12 miles – “Cod War” 1958-61

Cod Wars – 12 Miles Fishing Limit – 1958-61

April 12th. A conference was held in Reykjavik to decide on actions.

May 24th the Minister of Fisheries, Ludvik Josepsson, announced the government’s decision to extend the fishing limits to 12 miles.

June 30th the minister signed a regulation concerning the 12 miles’ zone.

September 1st the regulation took effect. British trawlers continued fishing inside the new limit under the protection of British battleships.

On September 2nd crewmembers of the coast guard vessel “Thor” were apprehended doing there duty on board a British trawler Northern Foam and taken to the British frigate “Eastbourne”. A large crowd of people protested in front of the British Embassy in Reykjavik.

On September 4th a crowded meeting was held on the Laekjartorg Square in Reykjavik to protest the British despotism and strengthen the solidarity of the nation in the battle for its rights. China moved its territorial waters from 3 miles to 12.
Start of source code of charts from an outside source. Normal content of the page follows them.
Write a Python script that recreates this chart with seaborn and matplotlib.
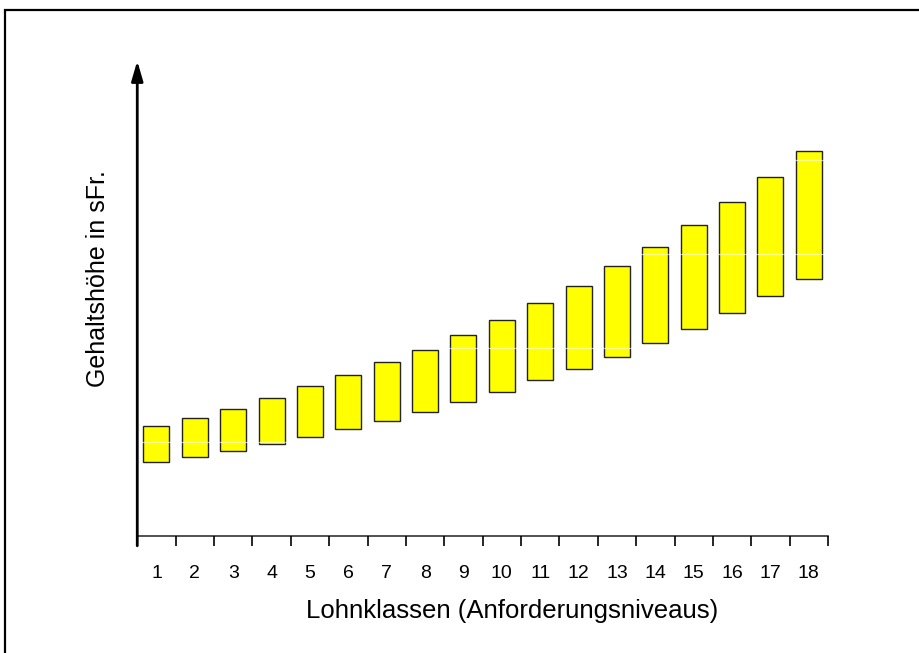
import numpy as np
import pandas as pd
import seaborn as sns
import matplotlib.pyplot as plt
from matplotlib.patches import Rectangle

# Lohnklassen und Gehaltsbänder (willkürliche Einheiten, Achse ohne Beschriftung)
klassen = [str(i) for i in range(1, 19)]
band_min = [781, 834, 901, 979, 1053, 1132, 1217, 1319, 1423, 1529,
            1657, 1774, 1901, 2047, 2202, 2370, 2547, 2731]
band_max = [1167, 1255, 1351, 1468, 1590, 1710, 1848, 1976, 2135, 2295,
            2476, 2657, 2866, 3075, 3309, 3554, 3817, 4093]
grid_levels = [1000, 2000, 3000, 4000]

df = pd.DataFrame({"Klasse": klassen, "min": band_min, "max": band_max})
df["span"] = df["max"] - df["min"]

sns.set_style("white")
plt.rcParams["font.family"] = ["Liberation Sans", "DejaVu Sans"]
plt.rcParams["text.color"] = "black"
plt.rcParams["axes.labelcolor"] = "black"
plt.rcParams["xtick.color"] = "black"

fig = plt.figure(figsize=(9.2, 6.53), dpi=100)
ax = fig.add_axes([0.1492, 0.1797, 0.9 - 0.1492, 0.911 - 0.1797])

sns.barplot(data=df, x="Klasse", y="span", order=klassen, bottom=df["min"].to_numpy(),
            color="#FFFF00", saturation=1, width=0.68, errorbar=None,
            edgecolor="#222222", linewidth=1.0, ax=ax)

ax.set_xlim(-0.5, len(klassen) - 0.5)
ax.set_ylim(0, 5082)

# feine weisse Hilfslinien
ax.set_yticks(grid_levels)
ax.set_yticklabels([])
ax.tick_params(axis="y", length=3, direction="in", color="#dddddd")
ax.yaxis.grid(True, color="white", linewidth=0.9, alpha=0.6)
ax.set_axisbelow(False)

# x-Achse: Beschriftung mittig, Striche an den Klassengrenzen
ax.set_xticks(np.arange(len(klassen)))
ax.set_xticklabels(klassen, fontsize=14)
ax.set_xticks(np.arange(len(klassen) + 1) - 0.5, minor=True)
ax.tick_params(axis="x", which="major", length=0, pad=21)
ax.tick_params(axis="x", which="minor", bottom=True, length=7, width=1.2,
               color="black", direction="out")

for s in ["top", "right", "left"]:
    ax.spines[s].set_visible(False)
ax.spines["bottom"].set_color("#333333")
ax.spines["bottom"].set_linewidth(1.2)

# y-Achse als Pfeil
ax.annotate("", xy=(0, 1.0), xytext=(0, -0.027), xycoords="axes fraction",
            arrowprops=dict(arrowstyle="-|>,head_length=1.2,head_width=0.35",
                            color="black", lw=2), annotation_clip=False)

ax.set_xlabel("Lohnklassen (Anforderungsniveaus)", fontsize=18.5)
ax.set_ylabel("Gehaltshöhe in sFr.", fontsize=18)
ax.xaxis.set_label_coords(0.543, -0.1325)
ax.yaxis.set_label_coords(-0.0395, 0.539)

# Rahmen um die Grafik
fig.patches.append(Rectangle((5 / 920, -0.1), 1.2, 0.1 + 643 / 653, transform=fig.transFigure,
                             fill=False, edgecolor="black", linewidth=1.6))

fig.savefig("out.png", dpi=100)
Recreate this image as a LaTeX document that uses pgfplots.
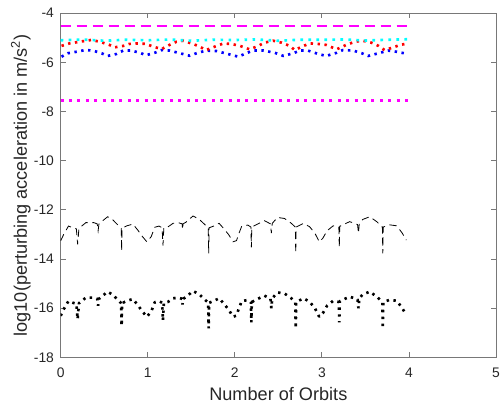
\documentclass[border=0pt]{standalone}
\usepackage{fontspec}
\setmainfont{Liberation Sans}
\usepackage{pgfplots}
\usepackage{pgfplotstable}
\pgfplotsset{compat=1.18}
\definecolor{axgray}{RGB}{120,120,120}
\definecolor{txt}{RGB}{38,38,38}
\definecolor{mmag}{RGB}{255,0,255}
\definecolor{mcyan}{RGB}{0,255,255}
\definecolor{mred}{RGB}{255,0,0}
\definecolor{mblue}{RGB}{0,0,255}

\pgfplotstableread{
x y
0.00 -16.31
0.04 -16.01
0.09 -15.71
0.14 -15.78
0.18 -15.82
0.195 -16.45
0.21 -15.80
0.29 -15.57
0.38 -15.57
0.42 -15.62
0.43 -15.90
0.44 -15.62
0.48 -15.50
0.54 -15.33
0.60 -15.46
0.66 -15.68
0.695 -15.80
0.70 -16.72
0.705 -15.80
0.76 -15.70
0.83 -15.63
0.885 -15.87
0.94 -16.14
0.99 -16.35
1.04 -16.14
1.08 -15.76
1.13 -15.71
1.165 -15.78
1.175 -16.50
1.185 -15.78
1.23 -15.75
1.29 -15.60
1.35 -15.57
1.395 -15.62
1.40 -15.85
1.405 -15.62
1.44 -15.55
1.52 -15.30
1.59 -15.43
1.65 -15.63
1.695 -15.78
1.70 -16.82
1.705 -15.78
1.75 -15.72
1.82 -15.60
1.87 -15.80
1.93 -16.06
1.98 -16.35
2.02 -16.30
2.04 -16.08
2.08 -15.71
2.15 -15.67
2.185 -15.75
2.19 -16.58
2.195 -15.75
2.26 -15.63
2.34 -15.49
2.41 -15.62
2.42 -16.00
2.43 -15.60
2.49 -15.36
2.57 -15.40
2.65 -15.60
2.695 -15.75
2.70 -16.82
2.705 -15.75
2.79 -15.60
2.86 -15.74
2.92 -16.00
2.97 -16.35
3.01 -16.21
3.06 -15.90
3.13 -15.70
3.195 -15.75
3.20 -16.58
3.205 -15.72
3.24 -15.66
3.32 -15.53
3.41 -15.65
3.42 -16.00
3.43 -15.60
3.47 -15.44
3.55 -15.33
3.63 -15.53
3.695 -15.75
3.70 -16.82
3.705 -15.75
3.78 -15.66
3.86 -15.70
3.92 -15.98
3.97 -16.28
}\blackdotted

\pgfplotstableread{
x y
0.00 -13.26
0.04 -12.96
0.09 -12.66
0.14 -12.73
0.18 -12.77
0.195 -13.40
0.21 -12.75
0.29 -12.52
0.38 -12.52
0.42 -12.57
0.43 -12.85
0.44 -12.57
0.48 -12.45
0.54 -12.28
0.60 -12.41
0.66 -12.63
0.695 -12.75
0.70 -13.67
0.705 -12.75
0.76 -12.65
0.83 -12.58
0.885 -12.82
0.94 -13.09
0.99 -13.30
1.04 -13.09
1.08 -12.71
1.13 -12.66
1.165 -12.73
1.175 -13.45
1.185 -12.73
1.23 -12.70
1.29 -12.55
1.35 -12.52
1.395 -12.57
1.40 -12.80
1.405 -12.57
1.44 -12.50
1.52 -12.25
1.59 -12.38
1.65 -12.58
1.695 -12.73
1.70 -13.77
1.705 -12.73
1.75 -12.67
1.82 -12.55
1.87 -12.75
1.93 -13.01
1.98 -13.30
2.02 -13.25
2.04 -13.03
2.08 -12.66
2.15 -12.62
2.185 -12.70
2.19 -13.53
2.195 -12.70
2.26 -12.58
2.34 -12.44
2.41 -12.57
2.42 -12.95
2.43 -12.55
2.49 -12.31
2.57 -12.35
2.65 -12.55
2.695 -12.70
2.70 -13.77
2.705 -12.70
2.79 -12.55
2.86 -12.69
2.92 -12.95
2.97 -13.30
3.01 -13.16
3.06 -12.85
3.13 -12.65
3.195 -12.70
3.20 -13.53
3.205 -12.67
3.24 -12.61
3.32 -12.48
3.41 -12.60
3.42 -12.95
3.43 -12.55
3.47 -12.39
3.55 -12.28
3.63 -12.48
3.695 -12.70
3.70 -13.77
3.705 -12.70
3.78 -12.61
3.86 -12.65
3.92 -12.93
3.97 -13.23
}\blackdashed

\pgfplotstableread{
x y
0.01 -5.33
0.10 -5.23
0.22 -5.16
0.35 -5.09
0.45 -5.16
0.56 -5.29
0.62 -5.39
0.72 -5.33
0.79 -5.25
0.89 -5.23
0.98 -5.25
1.06 -5.36
1.16 -5.46
1.25 -5.29
1.33 -5.16
1.41 -5.12
1.50 -5.23
1.58 -5.33
1.67 -5.50
1.77 -5.36
1.87 -5.23
1.96 -5.25
2.06 -5.33
2.17 -5.47
2.27 -5.33
2.34 -5.20
2.44 -5.12
2.54 -5.20
2.63 -5.33
2.69 -5.50
2.77 -5.36
2.86 -5.23
2.96 -5.25
3.05 -5.29
3.17 -5.47
3.28 -5.29
3.38 -5.16
3.47 -5.12
3.57 -5.20
3.65 -5.33
3.72 -5.50
3.82 -5.39
3.90 -5.29
3.99 -5.23
}\reddata

\pgfplotstableread{
x y
0.01 -5.77
0.08 -5.63
0.18 -5.57
0.28 -5.50
0.37 -5.52
0.47 -5.63
0.54 -5.74
0.64 -5.66
0.72 -5.52
0.81 -5.52
0.91 -5.61
0.98 -5.71
1.08 -5.61
1.16 -5.50
1.25 -5.52
1.37 -5.63
1.48 -5.73
1.56 -5.63
1.67 -5.52
1.79 -5.54
1.92 -5.66
2.04 -5.77
2.13 -5.63
2.21 -5.52
2.33 -5.52
2.46 -5.61
2.56 -5.74
2.67 -5.63
2.75 -5.52
2.84 -5.52
2.96 -5.66
3.05 -5.74
3.17 -5.61
3.24 -5.50
3.36 -5.52
3.46 -5.63
3.53 -5.74
3.65 -5.63
3.76 -5.52
3.86 -5.57
3.99 -5.66
}\bluedata

\pgfplotstableread{
x y
0.00 -5.10
0.25 -5.07
0.50 -5.12
0.75 -5.08
1.00 -5.10
1.25 -5.07
1.50 -5.12
1.75 -5.08
2.00 -5.09
2.25 -5.07
2.50 -5.12
2.75 -5.08
3.00 -5.08
3.25 -5.07
3.50 -5.11
3.75 -5.08
4.00 -5.06
}\cyandata

\begin{document}
\begin{tikzpicture}
\path[use as bounding box] (-45.5pt,-37.3pt) rectangle (329.5pt,268pt);
\begin{axis}[
  at={(0,0)}, anchor=south west,
  scale only axis, width=326.5pt, height=258.1pt,
  xmin=0, xmax=5, ymin=-18, ymax=-4,
  xtick={0,1,2,3,4,5}, ytick={-18,-16,-14,-12,-10,-8,-6,-4},
  tick align=inside, major tick length=3.75pt,
  axis line style={axgray, line width=0.6pt},
  tick style={axgray, line width=0.6pt},
  /pgf/number format/assume math mode=true,
  ticklabel style={font=\fontsize{10.4}{12}\selectfont, text=txt},
  xticklabel style={yshift=-4.5pt},
  yticklabel style={xshift=-1.5pt},
  xlabel={Number of Orbits},
  ylabel={log10(perturbing acceleration in m/s\textsuperscript{2})},
  label style={font=\fontsize{13.6}{16}\selectfont, text=txt},
  xlabel style={at={(axis description cs:0.5,-0.124)}, anchor=base},
  ylabel style={at={(axis description cs:-0.0775,0.5)}, anchor=base},
]
\addplot[draw=mmag, color=mmag, line width=0.85pt, dash pattern=on 7.5pt off 4.5pt] table[x=x,y=y] {
x y
0 -4.52
4 -4.52
};
\addplot[mblue, line width=2pt, dash pattern=on 1.8pt off 3.4pt, line join=bevel] table[x=x,y=y] {\bluedata};
\addplot[mred, line width=2pt, dash pattern=on 1.8pt off 3.4pt, line join=bevel] table[x=x,y=y] {\reddata};
\addplot[mcyan, line width=2pt, dash pattern=on 2pt off 4pt, line join=bevel] table[x=x,y=y] {\cyandata};
\addplot[mmag, line width=2.2pt, dash pattern=on 2.2pt off 4.1pt] coordinates {(0,-7.57) (4,-7.57)};
\addplot[black, line width=0.6pt, dash pattern=on 5.5pt off 3.5pt] table[x=x,y=y] {\blackdashed};
\addplot[black, line width=2pt, dash pattern=on 1.8pt off 3.4pt, line join=bevel] table[x=x,y=y] {\blackdotted};
\end{axis}
\end{tikzpicture}
\end{document}
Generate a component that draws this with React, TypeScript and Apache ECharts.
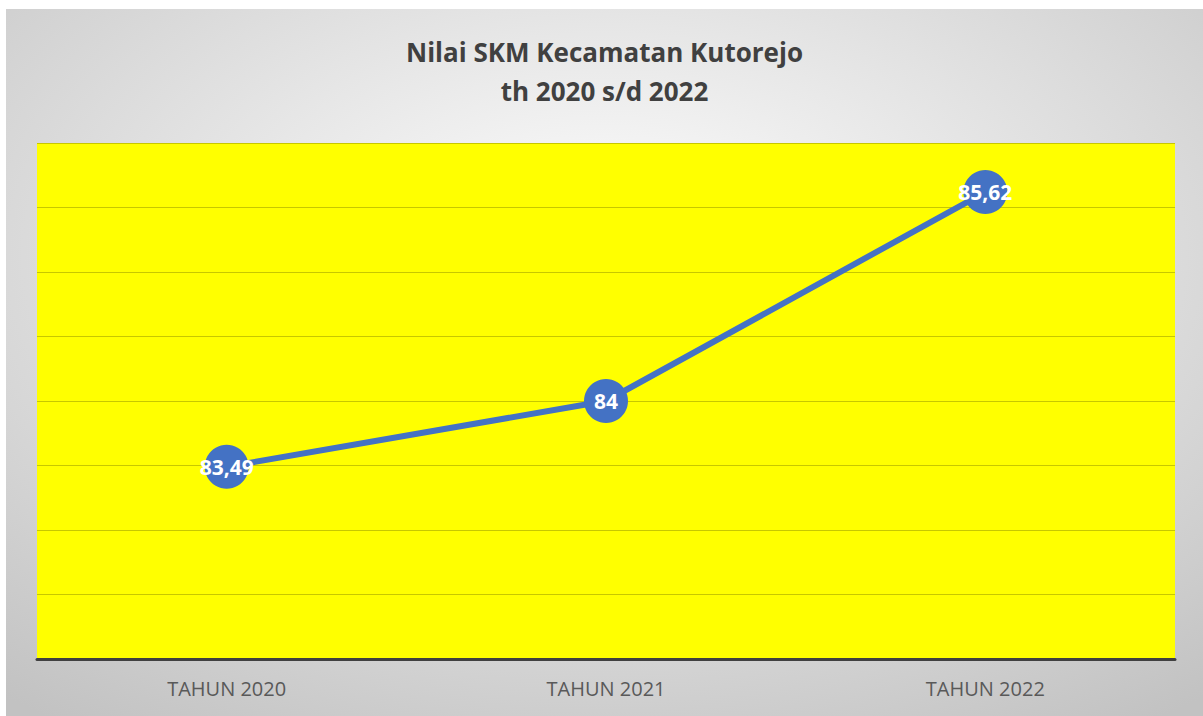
import React, { useEffect, useRef } from "react";
import * as echarts from "echarts";

const categories = ["TAHUN 2020", "TAHUN 2021", "TAHUN 2022"];
const values = [83.49, 84, 85.62];
const titleLines = ["Nilai SKM Kecamatan Kutorejo", "th 2020 s/d 2022"];

export default function App() {
  const ref = useRef<HTMLDivElement>(null);
  useEffect(() => {
    const chart = echarts.init(ref.current!, null, { renderer: "svg" });
    chart.setOption({
      animation: false,
      backgroundColor: {
        type: "radial",
        x: 0.5,
        y: 0.35,
        r: 0.8,
        colorStops: [
          { offset: 0, color: "#ffffff" },
          { offset: 1, color: "#c2c2c2" },
        ],
      },
      title: {
        text: titleLines.join("\n"),
        left: "center",
        top: 18,
        textStyle: {
          fontFamily: "Open Sans",
          fontWeight: "bold",
          fontSize: 26,
          lineHeight: 39,
          color: "#404040",
        },
      },
      grid: {
        left: 31,
        right: 28,
        top: 134,
        bottom: 57,
        show: true,
        backgroundColor: "#ffff00",
        borderWidth: 0,
      },
      xAxis: {
        type: "category",
        data: categories,
        boundaryGap: true,
        axisLine: { lineStyle: { color: "#404040", width: 3 } },
        axisTick: { show: false },
        axisLabel: {
          color: "#595959",
          fontSize: 20,
          fontFamily: "Open Sans",
          margin: 19,
        },
      },
      yAxis: {
        type: "value",
        min: 82,
        max: 86,
        interval: 0.5,
        axisLabel: { show: false },
        axisLine: { show: false },
        axisTick: { show: false },
        splitLine: { lineStyle: { color: "rgba(0,0,0,0.22)", width: 1 } },
      },
      series: [
        {
          type: "line",
          data: values,
          symbol: "circle",
          symbolSize: 44,
          itemStyle: { color: "#4472C4" },
          lineStyle: { color: "#4472C4", width: 6 },
          label: {
            show: true,
            position: "inside",
            color: "#ffffff",
            fontWeight: "bold",
            fontSize: 21,
            fontFamily: "Open Sans",
            formatter: (p: any) => String(p.value).replace(".", ","),
          },
        },
      ],
    });
    return () => chart.dispose();
  }, []);
  return (
    <div
      style={{
        position: "fixed",
        left: 0,
        top: 0,
        width: 1203,
        height: 716,
        background: "#ffffff",
      }}
    >
      <div
        ref={ref}
        style={{ position: "absolute", left: 6, top: 9, width: 1197, height: 707 }}
      />
    </div>
  );
}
On September 5th, the captain of the British battleship “HMS Russel” accused the captain of the coast guard vessel “Aegir” of having tried to ram his vessel.

On September 13th the frigate “Eastbourne” sailed into the Faxi Bay in the wee hours of the morning to release the apprehended crewmembers on an open boat two miles from shore.

November 12th “Thor” encountered opposition when trying to apprehend the British trawler “Hackness”. The captain of “HMS Russel” threatened to sink the coast guard vessel.

February 6th the “Thor” managed to bring the British trawler “Valafell” to harbour after having attempted the feat for four days. A British battleship interfered until the trawler was taken within the 4 miles limit. The ship owners were sentenced to pay a fine of Ikr. 74,000,oo and the fishing gear and catch were confiscated. The Icelandic people were surprised at the lenient treatment.

March 3rd the British trawlers displayed encroachment by trawling across the nets of smaller fishing vessels from Olafsvik, causing considerable damages.

March 14th British trawlers moved outside the 12 miles to lubricate the proceedings of the International Conference of the Ocean in Geneva, Switzerland.

March 26th the conference was concluded without any solutions and the British sent their trawlers and battleships back inside the limit.

April 30th the government of Iceland pardoned the captains, who had been registered for their offences from the 1st of September 1958 to the 29th of April 1960.

March 11th the “Cod War” was concluded with an agreement with the British. They acknowledged the 12 miles zone and were permitted to continue fishing up to the 6 miles’ limit for the next three years.